India: Exchanging news at the village well.


The next day: curfew ! Officially we didn't know anything about it, so we simply got on our bikes to go the embassy 8 km further away. Everywhere there were barricades in totally deserted streets.
Astonished the soldiers looked at us, but nobody said anything. All of a sudden an army jeep drove up and a nob stuck out a stick. "Ho, stop, do you have permission?" We had to go back to the hotel. There Henny called the police and asked for an escort, who brought us, heavily armed and nervously looking around, to the embassy. We got our visa from the counsel in person, his son had to search for the stamps for him because the staff had not been able to come of course. Back with an army truck, in the back between the soldiers.
We had to stay a few days in the hotel room, as soon as the curfew was cancelled we cycled out of town and so didn't see much of Dacca none of the thousands mosques, no bazar, nothing.
"Well," said the border official ,"you cannot leave the country."
Startled we looked at him."You have no road permit". "Why didn't they tell us that you need such a thing" we said angrily. But there is nothing you can do about it, the man could not put his job at stake, here, no job means hunger.
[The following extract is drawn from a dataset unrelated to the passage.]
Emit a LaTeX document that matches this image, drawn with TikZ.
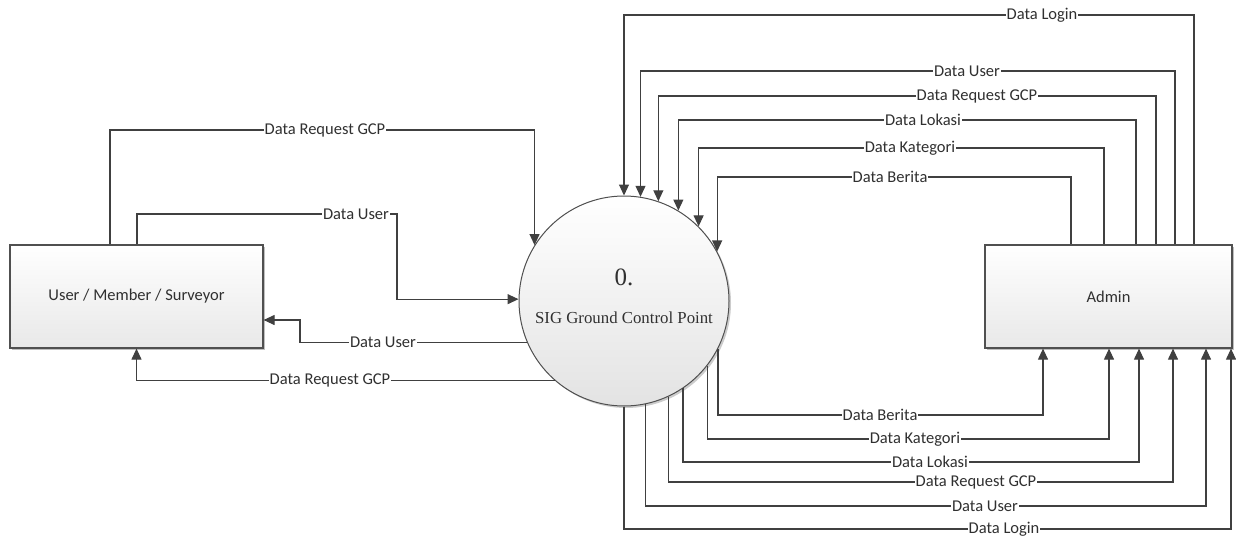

"In Jessore the District Commissioner can write it out", the soldier told us in a barrack where we had asked for advice.In the mean time he put Henny's helmet on his head with thick wavy hair, glowing with brilliantine. "Actually, you should have obtained one in Dacca." So 30 km back to Jessore. After having waited a few hours - they called Dacca for us - we got the road permit.
The next morning, a short distance from the border, we stopped again in the same tea stall. They still remembered it from the day before : piles of pancakes, baked for our hungry cycle stomachs. The little boy who helped his father, ran to and fro looked already radiant, yes, again he got our last change. Like old friends the border official helped us immediately to cross the border.